_Job:_ All of the entries must be reproduced exactly, with no images carried over.

[Start]

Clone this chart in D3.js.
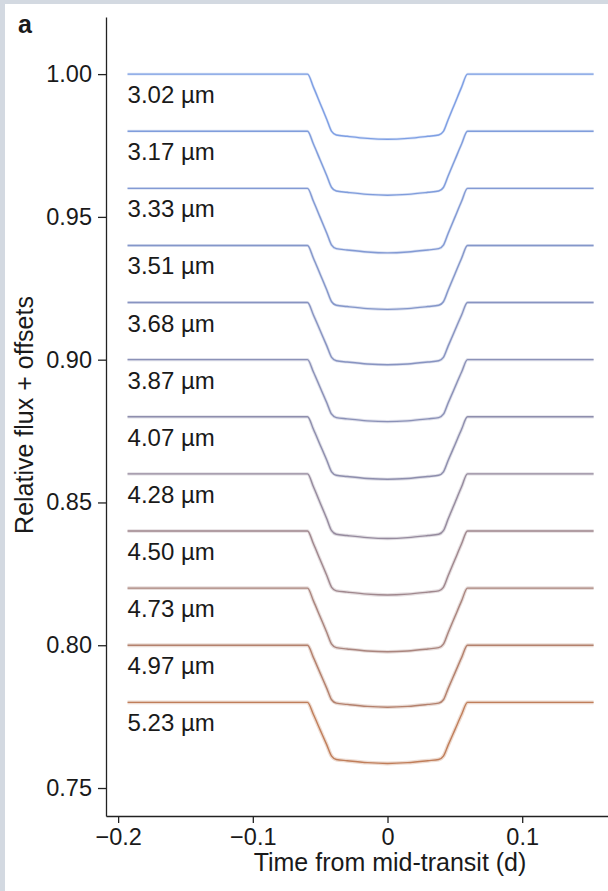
<!DOCTYPE html>
<html><head><meta charset="utf-8">
<script src="https://cdn.jsdelivr.net/npm/d3@7/dist/d3.min.js"></script>
<style>body{margin:0;background:#fff}svg{display:block}text{font-family:"Liberation Sans",Arial,Helvetica,sans-serif;fill:#1a1a1a}</style>
</head><body>
<script>
// ---- data ----
const wavelengths = ["3.02","3.17","3.33","3.51","3.68","3.87","4.07","4.28","4.50","4.73","4.97","5.23"];
const offsets = [1.00,0.98,0.96,0.94,0.92,0.90,0.88,0.86,0.84,0.82,0.80,0.78];
const depths = [0.0228,0.0224,0.0226,0.0224,0.0218,0.0217,0.0219,0.0226,0.0224,0.0223,0.0217,0.0214];
// time samples (d) and normalised transit profile
const times   = [-0.193,-0.0594,-0.055,-0.05,-0.045,-0.0415,-0.038,-0.03,-0.015,0,0.015,0.03,0.038,0.0415,0.045,0.05,0.055,0.0594,0.153];
const profile = [0,0,0.2,0.45,0.7,0.88,0.935,0.955,0.987,1,0.987,0.955,0.935,0.88,0.7,0.45,0.2,0,0];
const yTicks = [0.75,0.80,0.85,0.90,0.95,1.00];
const xTicks = [-0.2,-0.1,0,0.1];

const W=608,H=891;
const svg=d3.select("body").append("svg").attr("width",W).attr("height",H);
svg.append("rect").attr("width",W).attr("height",H).attr("fill","#d3d9e1");
svg.append("rect").attr("x",5).attr("y",4).attr("width",W-5).attr("height",H-4).attr("fill","#fff");

const x=d3.scaleLinear().domain([-0.209,0.1637]).range([106,608]);
const y=d3.scaleLinear().domain([0.7402,1.02]).range([816,17]);
const wl=wavelengths.map(Number);
const color=d3.scaleLinear().domain([3.02,4.1,5.23]).range(["#7e9fe4","#8e8dab","#c07e5a"]);

const line=d3.line().x(d=>x(d[0])).y(d=>y(d[1])).curve(d3.curveMonotoneX);
wavelengths.forEach((w,i)=>{
  const pts=times.map((t,k)=>[t,offsets[i]-depths[i]*profile[k]]);
  const c=color(wl[i]);
  svg.append("path").attr("d",line(pts)).attr("fill","none").attr("stroke",c)
    .attr("stroke-width",2.6+i*0.12).attr("stroke-opacity",0.28).attr("stroke-linejoin","round");
  svg.append("path").attr("d",line(pts)).attr("fill","none").attr("stroke",c)
    .attr("stroke-width",1.4).attr("stroke-linejoin","round");
  svg.append("text").attr("x",x(times[0])).attr("y",y(offsets[i])+29)
    .attr("font-size",24).text(w+" µm");
});

const ya=svg.append("g").attr("transform","translate(106,0)")
  .call(d3.axisLeft(y).tickValues(yTicks).tickFormat(d3.format(".2f")).tickSize(8).tickPadding(6).tickSizeOuter(0));
const xa=svg.append("g").attr("transform","translate(0,816)")
  .call(d3.axisBottom(x).tickValues(xTicks).tickFormat(d=>d===0?"0":d3.format(".1f")(d)).tickSize(7).tickPadding(5).tickSizeOuter(0));
[ya,xa].forEach(g=>{
  g.selectAll("path,line").attr("stroke","#222").attr("stroke-width",1.3);
  g.selectAll("text").attr("font-size",23.5).attr("fill","#1a1a1a").attr("font-family","'Liberation Sans',Arial,sans-serif");
});

svg.append("text").attr("x",18).attr("y",33).attr("font-size",25).attr("font-weight","bold").text("a");
svg.append("text").attr("transform","translate(33,415) rotate(-90)").attr("text-anchor","middle")
  .attr("font-size",25).text("Relative flux + offsets");
svg.append("text").attr("x",390).attr("y",871).attr("text-anchor","middle")
  .attr("font-size",25).text("Time from mid-transit (d)");
</script>
</body></html>
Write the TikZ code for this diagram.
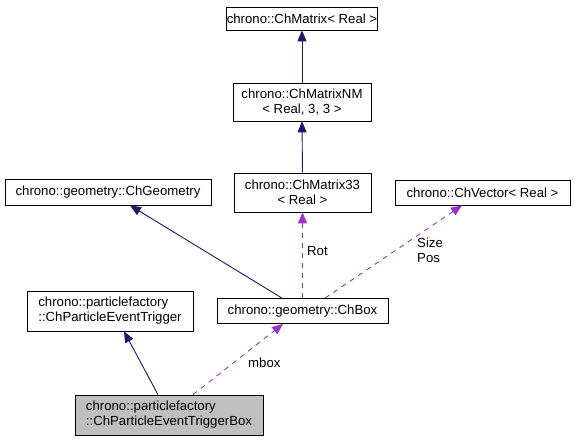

[End]

_Answer to this exercise:_
Clone this chart in D3.js.
<!DOCTYPE html>
<html><head><meta charset="utf-8">
<script src="https://cdn.jsdelivr.net/npm/d3@7/dist/d3.min.js"></script>
<style>body{margin:0;background:#fff}svg{display:block}text{font-family:"Liberation Sans",Arial,Helvetica,sans-serif;fill:#1a1a1a}</style>
</head><body>
<script>
// ---- data ----
const wavelengths = ["3.02","3.17","3.33","3.51","3.68","3.87","4.07","4.28","4.50","4.73","4.97","5.23"];
const offsets = [1.00,0.98,0.96,0.94,0.92,0.90,0.88,0.86,0.84,0.82,0.80,0.78];
const depths = [0.0228,0.0224,0.0226,0.0224,0.0218,0.0217,0.0219,0.0226,0.0224,0.0223,0.0217,0.0214];
// time samples (d) and normalised transit profile
const times   = [-0.193,-0.0594,-0.055,-0.05,-0.045,-0.0415,-0.038,-0.03,-0.015,0,0.015,0.03,0.038,0.0415,0.045,0.05,0.055,0.0594,0.153];
const profile = [0,0,0.2,0.45,0.7,0.88,0.935,0.955,0.987,1,0.987,0.955,0.935,0.88,0.7,0.45,0.2,0,0];
const yTicks = [0.75,0.80,0.85,0.90,0.95,1.00];
const xTicks = [-0.2,-0.1,0,0.1];

const W=608,H=891;
const svg=d3.select("body").append("svg").attr("width",W).attr("height",H);
svg.append("rect").attr("width",W).attr("height",H).attr("fill","#d3d9e1");
svg.append("rect").attr("x",5).attr("y",4).attr("width",W-5).attr("height",H-4).attr("fill","#fff");

const x=d3.scaleLinear().domain([-0.209,0.1637]).range([106,608]);
const y=d3.scaleLinear().domain([0.7402,1.02]).range([816,17]);
const wl=wavelengths.map(Number);
const color=d3.scaleLinear().domain([3.02,4.1,5.23]).range(["#7e9fe4","#8e8dab","#c07e5a"]);

const line=d3.line().x(d=>x(d[0])).y(d=>y(d[1])).curve(d3.curveMonotoneX);
wavelengths.forEach((w,i)=>{
  const pts=times.map((t,k)=>[t,offsets[i]-depths[i]*profile[k]]);
  const c=color(wl[i]);
  svg.append("path").attr("d",line(pts)).attr("fill","none").attr("stroke",c)
    .attr("stroke-width",2.6+i*0.12).attr("stroke-opacity",0.28).attr("stroke-linejoin","round");
  svg.append("path").attr("d",line(pts)).attr("fill","none").attr("stroke",c)
    .attr("stroke-width",1.4).attr("stroke-linejoin","round");
  svg.append("text").attr("x",x(times[0])).attr("y",y(offsets[i])+29)
    .attr("font-size",24).text(w+" µm");
});

const ya=svg.append("g").attr("transform","translate(106,0)")
  .call(d3.axisLeft(y).tickValues(yTicks).tickFormat(d3.format(".2f")).tickSize(8).tickPadding(6).tickSizeOuter(0));
const xa=svg.append("g").attr("transform","translate(0,816)")
  .call(d3.axisBottom(x).tickValues(xTicks).tickFormat(d=>d===0?"0":d3.format(".1f")(d)).tickSize(7).tickPadding(5).tickSizeOuter(0));
[ya,xa].forEach(g=>{
  g.selectAll("path,line").attr("stroke","#222").attr("stroke-width",1.3);
  g.selectAll("text").attr("font-size",23.5).attr("fill","#1a1a1a").attr("font-family","'Liberation Sans',Arial,sans-serif");
});

svg.append("text").attr("x",18).attr("y",33).attr("font-size",25).attr("font-weight","bold").text("a");
svg.append("text").attr("transform","translate(33,415) rotate(-90)").attr("text-anchor","middle")
  .attr("font-size",25).text("Relative flux + offsets");
svg.append("text").attr("x",390).attr("y",871).attr("text-anchor","middle")
  .attr("font-size",25).text("Time from mid-transit (d)");
</script>
</body></html>
Write the TikZ code for this diagram.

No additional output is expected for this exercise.